What is clear, however, is that there is strategic value for the United States in not retaliating against Iran with more strikes at this time. It’s still unclear whether Trump changed course on air strikes due to a simple change of heart, logistical developments, or even because he is planning to conduct them at some time in the future.
The Iranian government and military are deliberate and calculating actors. It is highly unlikely that the attack on the drone – or their other recent actions in the region – were mistakes, unintentional, or the action of rogue elements of the Iranian military.
The Iranian military executes strategic orders of the dictatorial government.
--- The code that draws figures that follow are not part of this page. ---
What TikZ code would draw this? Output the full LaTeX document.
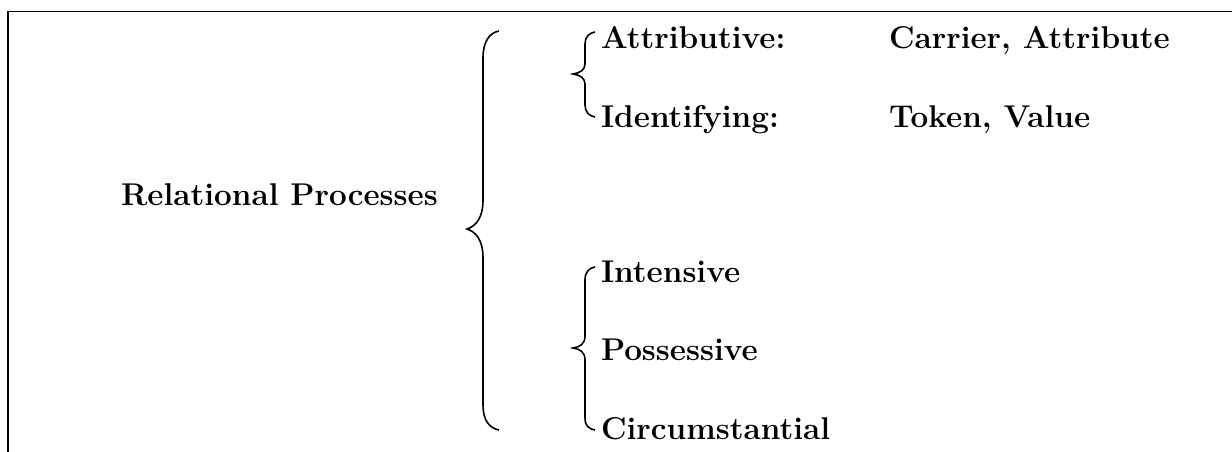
\documentclass[tikz,border=0pt]{standalone}
\begin{document}
\begin{tikzpicture}[x=0.75pt,y=-0.75pt,
  lbl/.style={anchor=base west,inner sep=0pt,outer sep=0pt,font=\fontsize{23.6}{28}\selectfont\bfseries},
  frame/.style={line width=1pt},
  brace/.style={line width=1.2pt}]
\useasboundingbox (0,0) rectangle (1232,452);
% frame
\coordinate (fa) at (1232,11.5);
\coordinate (fb) at (8,11.5);
\coordinate (fc) at (8,452);
\draw[frame] (fa) -- (fb) -- (fc);
% labels
\node[lbl] (rel) at (121,205.5) {Relational Processes};
\node[lbl] (att) at (601,49) {Attributive:};
\node[lbl] (ide) at (601,127.5) {Identifying:};
\node[lbl] (car) at (889,49) {Carrier, Attribute};
\node[lbl] (tok) at (889,127.5) {Token, Value};
\node[lbl] (int) at (601,283) {Intensive};
\node[lbl] (pos) at (601,361) {Possessive};
\node[lbl] (cir) at (601,439) {Circumstantial};
% big brace
\draw[brace] (499,31) .. controls (489,33) and (483,42) .. (483,58) -- (483,200)
  .. controls (483,218) and (476,226) .. (467,229)
  .. controls (476,232) and (483,240) .. (483,258) -- (483,405)
  .. controls (483,420) and (489,428) .. (499,430);
% small brace 1
\draw[brace] (595,32) .. controls (589,33) and (585,37) .. (585,44) -- (585,64)
  .. controls (585,70) and (580,73) .. (573,74)
  .. controls (580,75) and (585,78) .. (585,84) -- (585,105)
  .. controls (585,112) and (589,116) .. (595,117);
% small brace 2
\draw[brace] (595,267) .. controls (589,268) and (585,272) .. (585,280) -- (585,336)
  .. controls (585,344) and (580,347) .. (573,348)
  .. controls (580,349) and (585,352) .. (585,360) -- (585,418)
  .. controls (585,426) and (589,429) .. (595,430);
\end{tikzpicture}
\end{document}
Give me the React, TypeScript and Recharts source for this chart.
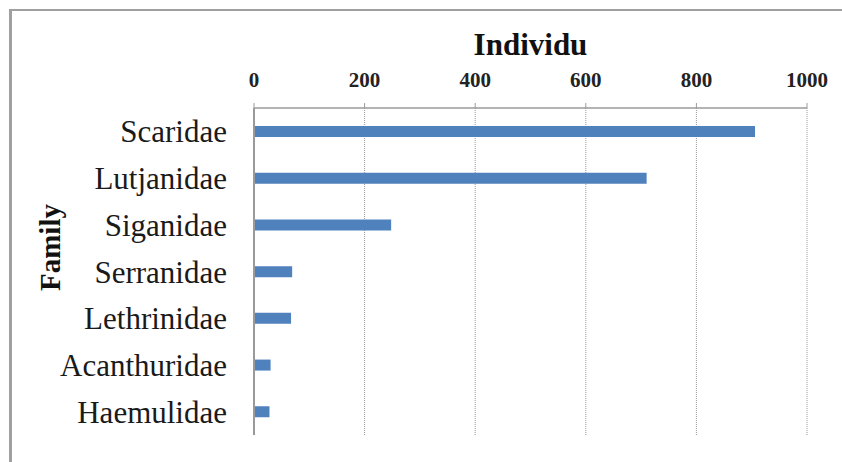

Amid a floundering economy and little or no support from its neighbours or any other great powers, such orders would likely include actions that, short of war, change the status quo.
This has not only resulted in ever more pressure from Iran on the European countries which are trying to salvage the Iran deal, but also, more importantly, an increased tolerance for the rising tension with the United States.
Trump has many reasons to respond to an attack by escalating the situation, particularly if it would discourage further Iranian attacks. Some even argue that Trump is the adult in the room among hawks in his administration such as National Security Advisor John Bolton and Secretary of State Mike Pompeo, both of whom reportedly favour retaliatory attacks and broader escalation.
Ultimately, however, the US incurs a lot more risk from escalating using military attacks than if it demonstrates strategic patience.
Strategic patience at this point would help win the United States more international support for its campaign against Iran.
The United States lost allied support when it unilaterally withdrew from the Iran deal in 2018 and re-established sanctions on Iran, resulting in the tanking of the Iranian currency and economy more broadly.
This is an opportunity for the United States to act more strategically than it did in its withdrawal from the deal.
That said, strategic patience need not be a complete lack of retaliation. There are plenty of options short of major military strikes, ranging from further sanctions to more targeted covert actions.
And the United States does not have the support from allies or a domestic political appetite for another war in the Middle East.
There is also strategic value in recognising the most consequential challenge to the US is not a dictatorial regime in the Middle East.
It does have seemingly increasing bipartisan support from its allies and a domestic political appetite for a more robust deterrence of China. Recognising the more consequential threat to both the US, and Australia for that matter, is the most strategic move Trump could make.